### Dataset excerpt
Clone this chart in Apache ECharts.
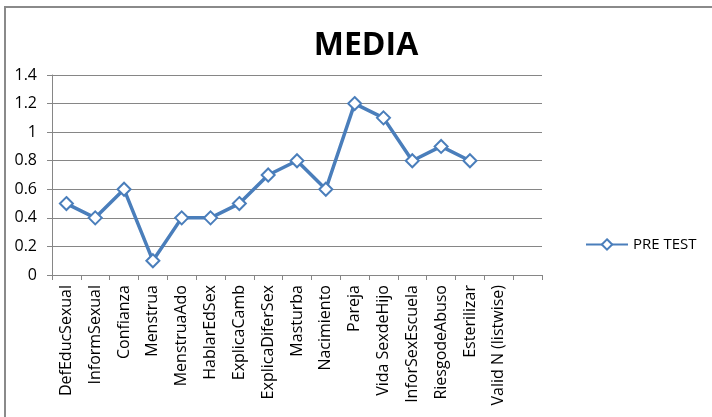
<!DOCTYPE html>
<html><head><meta charset="utf-8">
<script src="https://cdn.jsdelivr.net/npm/echarts@6/dist/echarts.min.js"></script>
<style>html,body{margin:0;padding:0;background:#fff}#c{width:712px;height:417px}</style>
</head><body><div id="c"></div>
<script>
const categories = ["DefEducSexual","InformSexual","Confianza","Menstrua","MenstruaAdo","HablarEdSex","ExplicaCamb","ExplicaDiferSex","Masturba","Nacimiento","Pareja","Vida SexdeHijo","InforSexEscuela","RiesgodeAbuso","Esterilizar","Valid N (listwise)",""];
const preTest = [0.5,0.4,0.6,0.1,0.4,0.4,0.5,0.7,0.8,0.6,1.2,1.1,0.8,0.9,0.8,null,null];
const seriesName = "PRE TEST";
const titleText = "MEDIA";

const chart = echarts.init(document.getElementById('c'));
const font = "'Open Sans', 'Noto Sans', sans-serif";
chart.setOption({
  animation:false,
  graphic:[{type:'polyline',shape:{points:[[5,417],[5,7],[712,7]]},style:{stroke:'#8a8a8a',lineWidth:2,fill:null}}],
  title:{text:titleText,left:361,top:25,textAlign:'center',textStyle:{fontFamily:font,fontSize:32,fontWeight:'bold',color:'#000'}},
  legend:{data:[{name:seriesName}],left:580,top:232,itemWidth:42,itemHeight:13,itemGap:2,
    textStyle:{fontFamily:font,fontSize:15,color:'#000'}},
  grid:{left:52,right:170,top:75,bottom:142,containLabel:false},
  xAxis:{type:'category',data:categories,boundaryGap:true,
    axisLine:{lineStyle:{color:'#868686',width:1}},
    axisTick:{show:true,length:5,alignWithLabel:false,interval:0,lineStyle:{color:'#868686'}},
    axisLabel:{rotate:90,interval:0,fontFamily:font,fontSize:16,color:'#000',margin:10}},
  yAxis:{type:'value',min:0,max:1.4,interval:0.2,
    axisLine:{show:true,lineStyle:{color:'#868686'}},
    axisTick:{show:true,length:5,lineStyle:{color:'#868686'}},
    splitLine:{lineStyle:{color:'#868686',width:1}},
    axisLabel:{fontFamily:font,fontSize:16,color:'#000',margin:15,formatter:v=>String(Math.round(v*10)/10)}},
  series:[{name:seriesName,type:'line',data:preTest,symbol:'emptyDiamond',symbolSize:13,
    lineStyle:{color:'#4a7ebb',width:3.5},itemStyle:{color:'#4a7ebb',borderWidth:2},connectNulls:false}]
});
</script></body></html>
######
▸ **Given instruction**
Give the data above again in full and unchanged, skipping the pictures.

▸ **Final answer**
Clone this chart in Apache ECharts.
<!DOCTYPE html>
<html><head><meta charset="utf-8">
<script src="https://cdn.jsdelivr.net/npm/echarts@6/dist/echarts.min.js"></script>
<style>html,body{margin:0;padding:0;background:#fff}#c{width:712px;height:417px}</style>
</head><body><div id="c"></div>
<script>
const categories = ["DefEducSexual","InformSexual","Confianza","Menstrua","MenstruaAdo","HablarEdSex","ExplicaCamb","ExplicaDiferSex","Masturba","Nacimiento","Pareja","Vida SexdeHijo","InforSexEscuela","RiesgodeAbuso","Esterilizar","Valid N (listwise)",""];
const preTest = [0.5,0.4,0.6,0.1,0.4,0.4,0.5,0.7,0.8,0.6,1.2,1.1,0.8,0.9,0.8,null,null];
const seriesName = "PRE TEST";
const titleText = "MEDIA";

const chart = echarts.init(document.getElementById('c'));
const font = "'Open Sans', 'Noto Sans', sans-serif";
chart.setOption({
  animation:false,
  graphic:[{type:'polyline',shape:{points:[[5,417],[5,7],[712,7]]},style:{stroke:'#8a8a8a',lineWidth:2,fill:null}}],
  title:{text:titleText,left:361,top:25,textAlign:'center',textStyle:{fontFamily:font,fontSize:32,fontWeight:'bold',color:'#000'}},
  legend:{data:[{name:seriesName}],left:580,top:232,itemWidth:42,itemHeight:13,itemGap:2,
    textStyle:{fontFamily:font,fontSize:15,color:'#000'}},
  grid:{left:52,right:170,top:75,bottom:142,containLabel:false},
  xAxis:{type:'category',data:categories,boundaryGap:true,
    axisLine:{lineStyle:{color:'#868686',width:1}},
    axisTick:{show:true,length:5,alignWithLabel:false,interval:0,lineStyle:{color:'#868686'}},
    axisLabel:{rotate:90,interval:0,fontFamily:font,fontSize:16,color:'#000',margin:10}},
  yAxis:{type:'value',min:0,max:1.4,interval:0.2,
    axisLine:{show:true,lineStyle:{color:'#868686'}},
    axisTick:{show:true,length:5,lineStyle:{color:'#868686'}},
    splitLine:{lineStyle:{color:'#868686',width:1}},
    axisLabel:{fontFamily:font,fontSize:16,color:'#000',margin:15,formatter:v=>String(Math.round(v*10)/10)}},
  series:[{name:seriesName,type:'line',data:preTest,symbol:'emptyDiamond',symbolSize:13,
    lineStyle:{color:'#4a7ebb',width:3.5},itemStyle:{color:'#4a7ebb',borderWidth:2},connectNulls:false}]
});
</script></body></html>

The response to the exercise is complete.